DAS MACHT DIE AKTIE:
Die Aktien der Deutschen Telekom gewannen nach den T-Mobile-US-Zahlen deutlich hinzu und kosteten zuletzt wieder fast 15 Euro. Im Corona-Crash war das Papier bis auf 10,406 Euro Mitte März abgestürzt. Trotz des tiefen Falls lag die Aktie immer noch mehr als zweieinhalb Euro über ihrem Rekordtief aus dem Jahr 2012. Nach der raschen Erholung liegt das aktuelle Kursniveau zirka zwei Prozent über dem von Ende 2019, während der Dax in dem Zeitraum rund vier Prozent nachgab.
Mittel- und langfristig ist die Aktie eine Enttäuschung für die Anleger. So belaufen sich die Verluste in den vergangenen fünf Jahren auf fast 12 Prozent, während der deutsche Leitindex mehr als zehn Prozent zulegte.
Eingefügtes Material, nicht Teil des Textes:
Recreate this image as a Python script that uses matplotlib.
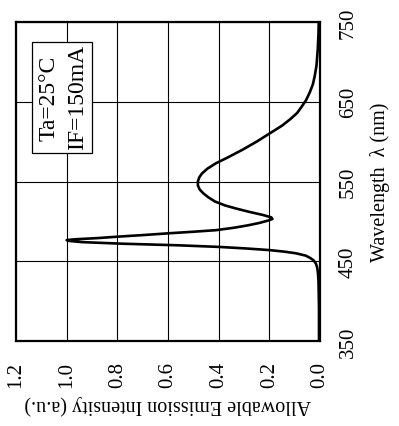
import matplotlib
matplotlib.use("Agg")
import matplotlib.pyplot as plt
from matplotlib.patches import Rectangle

wavelength = [350, 370, 390, 410, 425, 435, 442, 447, 451, 454, 457, 460, 462, 464,
              466, 468, 470, 472, 474, 475.5, 476.5, 477.5, 479, 481, 483, 485, 487,
              489, 492, 495, 498, 501, 503, 505, 508, 512, 516, 520, 525, 530, 535,
              540, 545, 550, 555, 560, 566, 573, 580, 590, 600, 610, 620, 628, 636,
              644, 652, 662, 672, 682, 695, 715, 735, 750]
intensity = [0.004, 0.004, 0.004, 0.005, 0.006, 0.008, 0.011, 0.016, 0.025, 0.038,
             0.056, 0.095, 0.140, 0.200, 0.290, 0.400, 0.560, 0.780, 0.940, 0.990,
             1.000, 0.970, 0.880, 0.790, 0.690, 0.600, 0.500, 0.410, 0.340, 0.285,
             0.240, 0.205, 0.188, 0.192, 0.225, 0.280, 0.330, 0.375, 0.415, 0.440,
             0.460, 0.475, 0.482, 0.482, 0.477, 0.466, 0.445, 0.410, 0.365, 0.305,
             0.250, 0.200, 0.150, 0.118, 0.090, 0.072, 0.055, 0.040, 0.028, 0.021,
             0.014, 0.009, 0.006, 0.005]

wl_ticks = [350, 450, 550, 650, 750]
int_ticks = [0.0, 0.2, 0.4, 0.6, 0.8, 1.0, 1.2]
int_ticklabels = ["0.0", "0.2", "0.4", "0.6", "0.8", "1.0", "1.2"]

plt.rcParams['font.family'] = ['Liberation Serif', 'DejaVu Serif']

W, H = 399, 427
fig = plt.figure(figsize=(W / 100, H / 100), dpi=100)
ax = fig.add_axes([16 / W, 1 - 342 / H, (320 - 16) / W, (342 - 23) / H])

ax.plot(intensity, wavelength, color='black', lw=1.9, zorder=3)
ax.set_xlim(1.2, 0.0)
ax.set_ylim(350, 750)

ax.set_xticks(int_ticks)
ax.set_xticklabels(int_ticklabels, rotation=90, fontsize=15)
ax.set_yticks(wl_ticks)
ax.set_yticklabels([str(t) for t in wl_ticks], rotation=90, fontsize=15, va='center')
ax.yaxis.tick_right()
ax.yaxis.set_label_position('right')
ax.tick_params(axis='both', length=0)
ax.tick_params(axis='x', pad=14.5)
ax.tick_params(axis='y', pad=13.5)

ax.grid(True, color='black', lw=0.8)
ax.set_axisbelow(True)
for s in ax.spines.values():
    s.set_linewidth(1.6)

ax.set_xlabel("Allowable Emission Intensity (a.u.)", rotation=180, fontsize=14.5, labelpad=5)
ax.set_ylabel("Wavelength  \u03bb (nm)", rotation=90, fontsize=14.5, labelpad=8.5)

rect = Rectangle((0.899, 585.9), 1.136 - 0.899, 725.5 - 585.9, facecolor='white',
                 edgecolor='black', lw=0.9, zorder=2)
ax.add_patch(rect)
ax.text(1.069, 655.5, "Ta=25\u00b0C", rotation=90, fontsize=17, ha='center', va='center', zorder=4)
ax.text(0.958, 656.5, "IF=150mA", rotation=90, fontsize=17, ha='center', va='center', zorder=4)

fig.savefig("out.png", dpi=100)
Die langfristig orientierten Anleger haben noch immer unter den katastrophalen Zeit zu Beginn des neuen Jahrtausends zu leiden.
Nach dem spektakulären Börsengang im Jahr 1996 und zwei weiteren Platzierungen in den Jahren danach, was dem Konzern insgesamt rund 21 Milliarden Euro in die Kasse spülte und dem Staat 13 Milliarden Euro einbrachte, ging es zwar kurz über die Marke von 100 Euro - dann aber mit dem Platzen der Dotcom-Blase schnell unter die Marke von 10 Euro.
Das Papier wurde damit zum Symbol für die schwach ausgeprägte Aktienkultur hierzulande. Von diesem Schock konnte sich die Aktie über Jahre nicht erholen - im Gegenteil: Mitte 2012 hatten die Telekom-Anteile mit Kursen unter acht Euro ihren Tiefpunkt erreicht. Deutschland hält immer noch knapp 32 Prozent des ehemaligen Monopolisten und Staatskonzerns. Das Paket ist gemessen am aktuellen Börsenwert der Telekom knapp 23 Milliarden Euro wert.
Mit einer Marktkapitalisierung von 71 Milliarden Euro ist der Mutterkonzern an der Börse deutlich weniger wert als die Tochter T-Mobile US. Diese kommt nach der Sprint-Übernahme dank des erwarteten Wachstumspotenzials auf dem US-Markt auf umgerechnet rund 123 Milliarden Euro. Das 43-prozentige Paket der Telekom kommt damit auf einen Börsenwert von knapp 53 Milliarden Euro.